* Stored data *
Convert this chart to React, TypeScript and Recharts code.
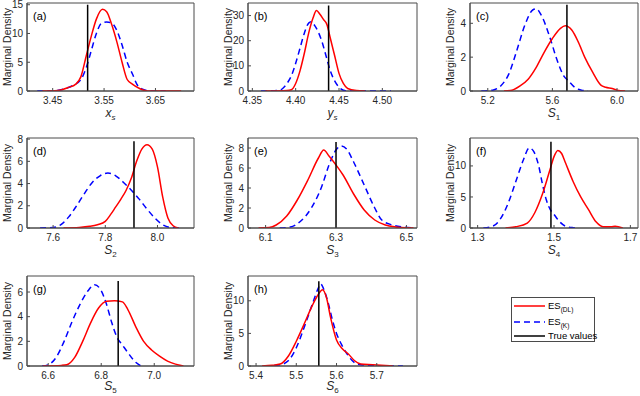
import { LineChart, Line, XAxis, YAxis, ReferenceArea } from 'recharts';

type Pt = [number, number];

// (a) x_s
const xsDL: Pt[] = [[3.43, 0], [3.46, 0.1], [3.48, 0.6], [3.495, 1.2], [3.505, 2.5], [3.515, 6], [3.525, 9.5], [3.535, 12.5], [3.547, 14.2], [3.555, 13.8], [3.565, 11.5], [3.575, 8.5], [3.585, 5], [3.595, 2], [3.605, 1.2], [3.62, 0.4], [3.635, 0], [3.70, 0]];
const xsK: Pt[] = [[3.42, 0], [3.45, 0], [3.47, 0.3], [3.49, 1], [3.505, 2], [3.515, 4], [3.525, 7], [3.535, 10], [3.545, 11.8], [3.555, 12], [3.565, 11.8], [3.575, 10.5], [3.585, 8], [3.595, 5], [3.605, 3], [3.615, 1], [3.625, 0.3], [3.64, 0], [3.67, 0]];
const xsTrue = 3.518;

// (b) y_s
const ysDL: Pt[] = [[4.365, 0], [4.39, 0.2], [4.395, 0.5], [4.40, 3], [4.405, 8], [4.41, 15], [4.415, 23], [4.42, 29], [4.424, 32], [4.428, 30.5], [4.432, 28.5], [4.436, 26.5], [4.44, 21], [4.445, 14], [4.45, 7], [4.455, 3], [4.46, 1], [4.47, 0.2], [4.48, 0]];
const ysK: Pt[] = [[4.36, 0], [4.38, 0.2], [4.385, 1], [4.39, 3], [4.395, 6], [4.40, 11], [4.405, 17], [4.41, 23], [4.415, 27], [4.418, 27.5], [4.422, 26], [4.43, 20], [4.435, 14], [4.44, 8], [4.445, 4], [4.45, 1.5], [4.455, 0.3], [4.46, 0], [4.51, 0]];
const ysTrue = 4.438;

// (c) S1
const s1DL: Pt[] = [[5.3, 0], [5.35, 0.05], [5.4, 0.3], [5.45, 0.7], [5.5, 1.4], [5.55, 2.3], [5.6, 3.1], [5.65, 3.7], [5.68, 3.85], [5.72, 3.6], [5.76, 2.9], [5.8, 2.0], [5.85, 1.1], [5.9, 0.35], [5.93, 0.22], [5.97, 0.15], [6.0, 0.05], [6.05, 0]];
const s1K: Pt[] = [[5.16, 0], [5.23, 0.05], [5.28, 0.3], [5.33, 1.0], [5.38, 2.4], [5.43, 3.9], [5.48, 4.8], [5.50, 4.85], [5.53, 4.5], [5.58, 3.3], [5.63, 1.8], [5.67, 0.9], [5.70, 0.6], [5.74, 0.2], [5.78, 0.05], [5.82, 0]];
const s1True = 5.69;

// (d) S2
const s2DL: Pt[] = [[7.64, 0], [7.70, 0.05], [7.74, 0.15], [7.77, 0.3], [7.80, 0.6], [7.82, 1.2], [7.84, 1.9], [7.86, 2.6], [7.88, 3.4], [7.90, 4.5], [7.92, 6.0], [7.94, 7.1], [7.96, 7.5], [7.98, 7.1], [8.00, 5.5], [8.02, 2.8], [8.04, 0.9], [8.06, 0.2], [8.08, 0]];
const s2K: Pt[] = [[7.55, 0], [7.60, 0.05], [7.63, 0.3], [7.66, 1.0], [7.69, 2.0], [7.72, 3.1], [7.75, 4.1], [7.78, 4.7], [7.81, 4.95], [7.84, 4.7], [7.87, 4.1], [7.90, 3.4], [7.93, 2.6], [7.96, 1.7], [7.99, 0.9], [8.02, 0.3], [8.05, 0.05], [8.09, 0]];
const s2True = 7.91;

// (e) S3
const s3DL: Pt[] = [[6.08, 0], [6.11, 0.05], [6.13, 0.3], [6.16, 1.2], [6.19, 2.8], [6.22, 4.8], [6.25, 7.0], [6.265, 7.8], [6.28, 7.2], [6.30, 6.3], [6.32, 5.3], [6.35, 3.4], [6.38, 1.8], [6.41, 0.8], [6.44, 0.3], [6.47, 0.1], [6.50, 0.02], [6.52, 0]];
const s3K: Pt[] = [[6.14, 0], [6.17, 0.1], [6.20, 0.7], [6.23, 2.0], [6.26, 4.2], [6.28, 6.3], [6.30, 7.8], [6.315, 8.2], [6.33, 7.9], [6.35, 6.6], [6.38, 4.3], [6.41, 2.0], [6.43, 0.8], [6.46, 0.3], [6.49, 0.1], [6.52, 0]];
const s3True = 6.30;

// (f) S4
const s4DL: Pt[] = [[1.373, 0], [1.40, 0.2], [1.43, 0.8], [1.45, 2.5], [1.47, 5.5], [1.49, 9.5], [1.50, 11.5], [1.51, 12.5], [1.52, 12.0], [1.53, 10.5], [1.55, 7.5], [1.57, 5.0], [1.59, 3.0], [1.61, 1.0], [1.63, 0.2], [1.65, 0.2], [1.66, 0.3], [1.68, 0]];
const s4K: Pt[] = [[1.315, 0], [1.34, 0.3], [1.36, 1.5], [1.38, 4], [1.40, 7.5], [1.42, 11], [1.435, 12.9], [1.445, 12.5], [1.46, 10], [1.47, 7], [1.48, 4.5], [1.49, 3], [1.50, 2.2], [1.515, 1.0], [1.53, 0.3], [1.55, 0.05], [1.56, 0]];
const s4True = 1.492;

// (g) S5
const s5DL: Pt[] = [[6.58, 0], [6.65, 0.05], [6.67, 0.1], [6.70, 0.7], [6.73, 2.0], [6.76, 3.5], [6.79, 4.7], [6.82, 5.25], [6.85, 5.3], [6.88, 5.2], [6.90, 4.6], [6.93, 3.2], [6.96, 2.0], [6.99, 1.3], [7.02, 0.8], [7.05, 0.4], [7.08, 0.15], [7.11, 0]];
const s5K: Pt[] = [[6.577, 0], [6.60, 0.1], [6.63, 0.7], [6.66, 2.0], [6.69, 3.6], [6.72, 5.0], [6.75, 6.1], [6.775, 6.6], [6.80, 6.1], [6.82, 5.0], [6.84, 3.5], [6.86, 2.3], [6.88, 1.7], [6.90, 1.1], [6.93, 0.3], [6.95, 0]];
const s5True = 6.864;

// (h) S6
const s6DL: Pt[] = [[5.415, 0], [5.44, 0.1], [5.46, 0.3], [5.48, 1.5], [5.50, 3.8], [5.52, 6.5], [5.54, 9.3], [5.555, 11], [5.565, 11.7], [5.575, 10.5], [5.585, 7.5], [5.60, 4.0], [5.615, 2.6], [5.63, 1.8], [5.645, 0.8], [5.66, 0.3], [5.69, 0.2], [5.74, 0]];
const s6K: Pt[] = [[5.42, 0], [5.46, 0.2], [5.48, 0.8], [5.50, 2.8], [5.52, 6], [5.54, 9.5], [5.555, 12], [5.56, 12.6], [5.57, 11.5], [5.58, 9.5], [5.59, 7], [5.60, 5], [5.615, 3], [5.63, 1.5], [5.645, 0.5], [5.66, 0.2], [5.70, 0.05], [5.765, 0]];
const s6True = 5.556;

const tags = ['(a)', '(b)', '(c)', '(d)', '(e)', '(f)', '(g)', '(h)'];
const symbols: [string, string, boolean][] = [['x', 's', true], ['y', 's', true], ['S', '1', false], ['S', '2', false], ['S', '3', false], ['S', '4', false], ['S', '5', false], ['S', '6', false]];
const xDomains: [number, number][] = [[3.40, 3.725], [4.345, 4.54], [5.09, 6.13], [7.5, 8.14], [6.05, 6.53], [1.28, 1.72], [6.52, 7.15], [5.38, 5.80]];
const xTicks = [[3.45, 3.55, 3.65], [4.35, 4.40, 4.45, 4.50], [5.2, 5.6, 6.0], [7.6, 7.8, 8.0], [6.1, 6.3, 6.5], [1.3, 1.5, 1.7], [6.6, 6.8, 7.0], [5.4, 5.5, 5.6, 5.7]];
const xDecimals = [2, 2, 1, 1, 1, 1, 1, 1];
const yMax = [15.3, 35, 5.2, 8.1, 9, 14.5, 7.3, 13.8];
const yTicks = [[0, 5, 10, 15], [0, 10, 20, 30], [0, 2, 4], [0, 2, 4, 6, 8], [0, 2, 4, 6, 8], [0, 5, 10], [0, 2, 4, 6], [0, 5, 10]];
const trueTop = [15, 34, 5.1, 7.8, 8.6, 13.9, 6.9, 13];
const dlSeries = [xsDL, ysDL, s1DL, s2DL, s3DL, s4DL, s5DL, s6DL];
const kSeries = [xsK, ysK, s1K, s2K, s3K, s4K, s5K, s6K];
const truths = [xsTrue, ysTrue, s1True, s2True, s3True, s4True, s5True, s6True];

const colLeft = [27, 248, 470];
const colWidth = [167, 169, 168];
const rowTop = [3, 138, 276];
const rowHeight = [88, 90, 90];

const INK = '#262626';
const AXIS = '#4a4a4a';
const FONT = 'Liberation Sans, Arial, sans-serif';

const rows = (pts: Pt[]) => pts.map(([x, y]) => ({ x, y }));

function Panel({ i }: { i: number }) {
  const col = i % 3;
  const row = Math.floor(i / 3);
  const w = colWidth[col];
  const h = rowHeight[row];
  const ML = 40;
  const MT = 6;
  const AXH = 30;
  const [sym, sub, italicSub] = symbols[i];
  const dom = xDomains[i];
  const labelY = row === 2 ? 24 : 26;

  return (
    <div style={{ position: 'absolute', left: colLeft[col] - ML, top: rowTop[row] - MT }}>
      <LineChart
        width={ML + w + 4}
        height={MT + h + AXH}
        margin={{ top: MT, right: 4, bottom: 0, left: ML - 30 }}
        style={{ fontFamily: FONT }}
      >
        <XAxis
          type="number"
          dataKey="x"
          domain={dom}
          ticks={xTicks[i]}
          allowDataOverflow
          interval={0}
          tickFormatter={(v: number) => v.toFixed(xDecimals[i])}
          stroke={AXIS}
          tickSize={-3}
          tickMargin={8.5}
          height={AXH}
          tick={{ fontSize: 10, fill: INK }}
          label={(props: any) => {
            const vb = props.viewBox;
            return (
              <text x={vb.x + vb.width / 2} y={vb.y + labelY} textAnchor="middle" fill={INK} fontFamily={FONT}>
                <tspan fontSize={12} fontStyle="italic">{sym}</tspan>
                <tspan fontSize={8} dy={2.5} fontStyle={italicSub ? 'italic' : 'normal'}>{sub}</tspan>
              </text>
            );
          }}
        />
        <YAxis
          type="number"
          domain={[0, yMax[i]]}
          ticks={yTicks[i]}
          allowDataOverflow
          interval={0}
          width={30}
          stroke={AXIS}
          tickSize={-3}
          tickMargin={7}
          tick={{ fontSize: 10, fill: INK }}
          label={(props: any) => {
            const vb = props.viewBox;
            const cx = vb.x + vb.width - 20;
            const cy = vb.y + vb.height / 2;
            return (
              <text x={cx} y={cy} textAnchor="middle" dominantBaseline="central" transform={`rotate(-90 ${cx} ${cy})`} fontSize={10.5} fill={INK} fontFamily={FONT}>
                Marginal Density
              </text>
            );
          }}
        />
        <ReferenceArea
          x1={dom[0]}
          x2={dom[1]}
          y1={0}
          y2={yMax[i]}
          fill="none"
          stroke={AXIS}
          strokeWidth={1}
          label={(props: any) => {
            const vb = props.viewBox;
            return (
              <text x={vb.x + 6} y={vb.y + 17} fontSize={11} fill="#000" fontFamily={FONT}>
                {tags[i]}
              </text>
            );
          }}
        />
        <Line data={rows(kSeries[i])} dataKey="y" type="monotone" stroke="#0000ff" strokeWidth={1.5} strokeDasharray="6 4" dot={false} isAnimationActive={false} />
        <Line data={rows(dlSeries[i])} dataKey="y" type="monotone" stroke="#ff0000" strokeWidth={1.5} dot={false} isAnimationActive={false} />
        <Line data={[{ x: truths[i], y: 0 }, { x: truths[i], y: trueTop[i] }]} dataKey="y" type="linear" stroke="#000" strokeWidth={1.5} dot={false} isAnimationActive={false} />
      </LineChart>
    </div>
  );
}

function LegendBox() {
  return (
    <svg width={90} height={50} style={{ position: 'absolute', left: 508, top: 294 }}>
      <rect x={3.5} y={3.5} width={83} height={44} fill="#fff" stroke={AXIS} strokeWidth={1} />
      <line x1={6} x2={37} y1={12} y2={12} stroke="#ff0000" strokeWidth={1.5} />
      <line x1={6} x2={37} y1={28} y2={28} stroke="#0000ff" strokeWidth={1.5} strokeDasharray="6 4" />
      <line x1={6} x2={37} y1={42} y2={42} stroke="#000" strokeWidth={1.5} />
      <text x={40} y={15} fontSize={9.5} fill="#000" fontFamily={FONT}>
        ES<tspan fontSize={6.5} dy={3}>(DL)</tspan>
      </text>
      <text x={40} y={31} fontSize={9.5} fill="#000" fontFamily={FONT}>
        ES<tspan fontSize={6.5} dy={3}>(K)</tspan>
      </text>
      <text x={40} y={45} fontSize={9.5} fill="#000" fontFamily={FONT}>
        True values
      </text>
    </svg>
  );
}

export default function App() {
  return (
    <div style={{ position: 'absolute', left: 0, top: 0, width: 640, height: 396, background: '#fff', fontFamily: FONT }}>
      {tags.map((_, i) => (
        <Panel key={i} i={i} />
      ))}
      <LegendBox />
    </div>
  );
}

* Problem description *
Leave out any pictures and return exactly the lines from the beginning of the data through the line with "const xsTrue = 3.518;", inclusive.

* Response to the exercise *
Convert this chart to React, TypeScript and Recharts code.
import { LineChart, Line, XAxis, YAxis, ReferenceArea } from 'recharts';

type Pt = [number, number];

// (a) x_s
const xsDL: Pt[] = [[3.43, 0], [3.46, 0.1], [3.48, 0.6], [3.495, 1.2], [3.505, 2.5], [3.515, 6], [3.525, 9.5], [3.535, 12.5], [3.547, 14.2], [3.555, 13.8], [3.565, 11.5], [3.575, 8.5], [3.585, 5], [3.595, 2], [3.605, 1.2], [3.62, 0.4], [3.635, 0], [3.70, 0]];
const xsK: Pt[] = [[3.42, 0], [3.45, 0], [3.47, 0.3], [3.49, 1], [3.505, 2], [3.515, 4], [3.525, 7], [3.535, 10], [3.545, 11.8], [3.555, 12], [3.565, 11.8], [3.575, 10.5], [3.585, 8], [3.595, 5], [3.605, 3], [3.615, 1], [3.625, 0.3], [3.64, 0], [3.67, 0]];
const xsTrue = 3.518;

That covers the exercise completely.